Po tym, jak Kimi Raikkonen i Felipe Massa kontynuowali prace rozwojowe nad samochodem F2007 w ostatnim tygodniu w Barcelonie, kiedy pojawił się tam Schumacher, od razu zaczęto spekulować, że Niemcowi zapłacono za to miliony dolarów. Schumacher miał rzekomo udzielać rad Finowi i Brazylijczykowi.
W piątek gazeta włoska La Repubblica napisała jednocześnie:
Schumacher mógłby być nowym szefem Ferrari lub trenerem dla kierowców. Z kolei Focus na swych łamach napisał rzekomo słowa 38-letniego Niemca:
Kierowcy nie prosili mnie o porady. Gazeta wyjaśniła, że jego obecność w Hiszpanii na testach była spowodowano wyłącznie ciekawością, gdyż Schumacher chciał sprawdzić, ja postępują prace nad nowym autem.

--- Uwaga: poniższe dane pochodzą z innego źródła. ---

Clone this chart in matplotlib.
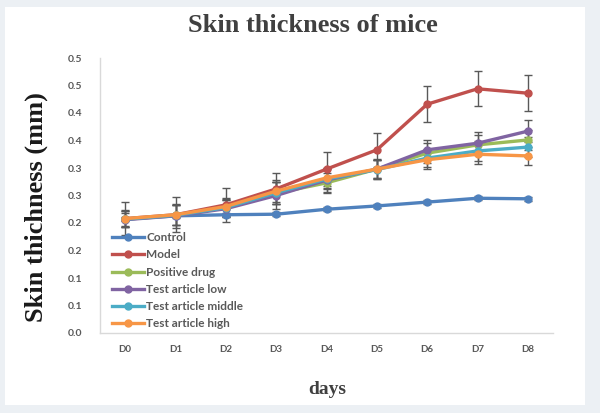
import matplotlib
matplotlib.use("Agg")
import matplotlib.pyplot as plt
from matplotlib.patches import Rectangle

days = ["D0", "D1", "D2", "D3", "D4", "D5", "D6", "D7", "D8"]
series_names = ["Control", "Model", "Positive drug", "Test article low",
                "Test article middle", "Test article high"]
control = [0.207, 0.213, 0.215, 0.216, 0.225, 0.231, 0.238, 0.245, 0.244]
model = [0.208, 0.215, 0.233, 0.262, 0.298, 0.333, 0.416, 0.444, 0.436]
positive = [0.207, 0.214, 0.228, 0.254, 0.273, 0.298, 0.327, 0.342, 0.351]
low = [0.206, 0.213, 0.226, 0.250, 0.278, 0.298, 0.333, 0.345, 0.367]
middle = [0.207, 0.214, 0.228, 0.255, 0.280, 0.297, 0.318, 0.331, 0.338]
high = [0.208, 0.215, 0.230, 0.258, 0.282, 0.298, 0.315, 0.325, 0.322]

control_err = [0.004, 0.004, 0.004, 0.004, 0.004, 0.004, 0.004, 0.004, 0.004]
model_err = [0.030, 0.032, 0.031, 0.028, 0.031, 0.031, 0.033, 0.032, 0.033]
positive_err = [0.015, 0.018, 0.015, 0.020, 0.018, 0.017, 0.018, 0.018, 0.018]
low_err = [0.012, 0.022, 0.015, 0.025, 0.022, 0.018, 0.018, 0.020, 0.020]
middle_err = [0.014, 0.018, 0.014, 0.020, 0.018, 0.017, 0.017, 0.018, 0.018]
high_err = [0.015, 0.018, 0.015, 0.020, 0.018, 0.017, 0.017, 0.018, 0.017]

y_ticks = [0.0, 0.05, 0.10, 0.15, 0.20, 0.25, 0.30, 0.35, 0.40, 0.45, 0.50]
y_tick_labels = ["0.0", "0.1", "0.1", "0.2", "0.2", "0.3", "0.3", "0.4", "0.4", "0.5", "0.5"]

colors = ["#4F81BD", "#C0504D", "#9BBB59", "#8064A2", "#4BACC6", "#F79646"]
values = [control, model, positive, low, middle, high]
errors = [control_err, model_err, positive_err, low_err, middle_err, high_err]

fig = plt.figure(figsize=(6.0, 4.13), dpi=100)
fig.patch.set_facecolor("#ECF0F4")
fig.patches.append(Rectangle((5 / 600, 1 - 405 / 413), 580 / 600, 398 / 413,
                             transform=fig.transFigure, facecolor="white",
                             edgecolor="none", zorder=-5))

ax = fig.add_axes([100 / 600, 1 - 333 / 413, 453 / 600, 275 / 413])
ax.set_facecolor("none")
ax.set_zorder(2)
x = list(range(len(days)))

for name, vals, errs, col in zip(series_names, values, errors, colors):
    ax.errorbar(x, vals, yerr=errs, fmt="none", ecolor="#595959",
                elinewidth=1.0, capsize=3, capthick=1.0, zorder=2)
    ax.plot(x, vals, color=col, linewidth=2.4, marker="o", markersize=5,
            label=name, zorder=3)

ax.set_xlim(-0.5, len(days) - 0.5)
ax.set_ylim(0, 0.5)
ax.set_xticks(x)
ax.set_xticklabels(days)
ax.set_yticks(y_ticks)
ax.set_yticklabels(y_tick_labels)
ax.tick_params(axis="both", length=0, labelcolor="#595959")
ax.tick_params(axis="y", pad=13, labelsize=7.5)
ax.tick_params(axis="x", pad=9, labelsize=7)
for lab in ax.get_xticklabels() + ax.get_yticklabels():
    lab.set_fontweight("bold")
    lab.set_family("Lato")

for side in ["top", "right"]:
    ax.spines[side].set_visible(False)
for side in ["left", "bottom"]:
    ax.spines[side].set_color("#D9D9D9")
    ax.spines[side].set_linewidth(1.0)

leg = ax.legend(loc="lower left", bbox_to_anchor=(0.0, -0.03), frameon=False,
                prop={"family": "Lato", "size": 8.5, "weight": "bold"},
                handlelength=2.7, handletextpad=0.2, labelspacing=0.53,
                borderaxespad=0.6)
for t in leg.get_texts():
    t.set_color("#595959")

fig.text(313 / 600, 1 - 26 / 413, "Skin thickness of mice", ha="center", va="center",
         family="Liberation Serif", fontweight="bold", fontsize=19, color="#404040")
fig.text(36 / 600, 1 - 207 / 413, "Skin thichness (mm)", ha="center", va="center",
         rotation=90, family="Liberation Serif", fontweight="bold", fontsize=19,
         color="#1A1A1A")
fig.text(327 / 600, 1 - 390 / 413, "days", ha="center", va="center",
         family="Liberation Serif", fontweight="bold", fontsize=14, color="#404040")

fig.savefig("out.png", dpi=100, facecolor=fig.get_facecolor())
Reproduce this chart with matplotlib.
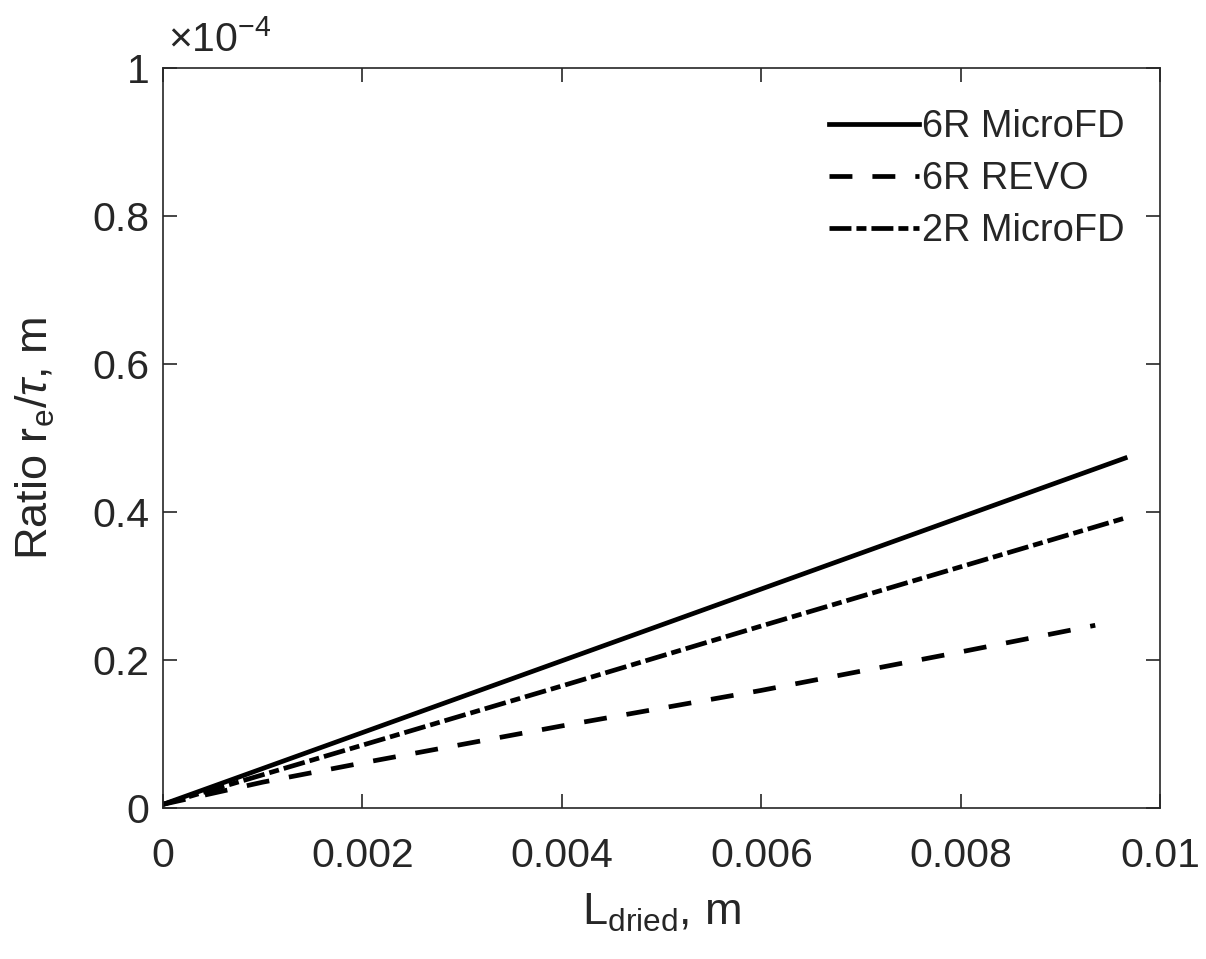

Tymczasem inne źródła prasowe, tym razem z Włoch, opisały sytuację, do której podobno doszło niedawno. Chodzi o spotkanie całego kierownictwa z Maranello, na którym byli m.in.: Jean Todt, Mario Almondo, Stefano Domenicali, Aldo Costa, Gilles Simon i właśnie również Schumacher.